SADC demands seat in JOMIC

In a move meant to ensure complete adherence to the Global Political Agreement before the next general election is held, the Southern African Development Community has recommended that it takes up its seat in the Joint Monitoring and Implementation Committee.

JOMIC is provided for under the GPA to ensure adherence to the political roadmap that is supposed to lead to a free and fair poll and bring in a democratic dispensation in Zimbabwe.

While it was agreed that the SADC facilitation team should be represented in Jomic in Zambia in 2011, that did not take place. The recommendation for inclusion in JOMIC was made at Saturday’s special SADC summit on Zimbabwe in Maputo, Mozambique.

The summit agreed that members from the facilitation team should not merely receive reports from the parties to the GPA—Zanu (PF), MDC-T and MDC-N—but be more proactively involved.

The summit came hard on the heels of President Robert Mugabe’s unilateral proclamation of the date of the election, following the May 31 Constitutional Court ruling that set July 31 as the deadline for the holding of the election.

President Mugabe had, without consulting cabinet and fellow GPA principals, declared that the poll should be held on July 31, with the nomination court sitting on June 28 and a possible runoff being conducted on 11 September, in the event of no clear presidential race winner.

The president had also caused uproar by invoking temporary presidential powers to pass the Electoral Act.

The SADC summit virtually reversed Mugabe’s decrees, advising that the government, through the Minister of Justice, must return to the Constitutional Court to extend the poll deadline and bring back the Electoral Act to Parliament on Tuesday for debate and adoption.

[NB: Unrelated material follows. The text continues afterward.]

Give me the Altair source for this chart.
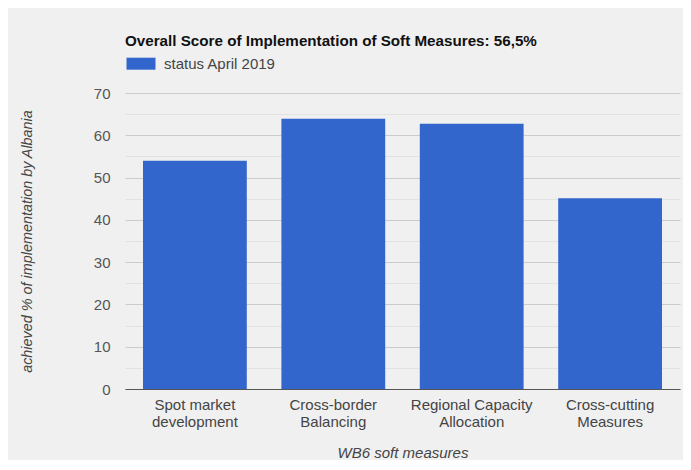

In addition to SADC representatives sitting in Jomic, SADC also directed that an inter-ministerial committee be established to deal with agreed media reforms and to monitor hate speech.

It was also directed that security forces, whose leaders have in the past declared that they would not salute Morgan Tsvangirai, the current Prime Minister and leader of the mainstream MDC formation, must publicly express their commitment to the rule of law and ensure political impartiality.

SADC ordered the principals to make the necessary amendments to the Public Order and Security Act that the police has used to ban rallies and gatherings, the Access to Information and Protection of Privacy Act, the Broadcasting Act as well as the Criminal (Codification and Reform) Act.

Apparently heeding repeated calls from electoral watchdogs and civic society, SADC directed that observers from the regional bloc must be deployed immediately.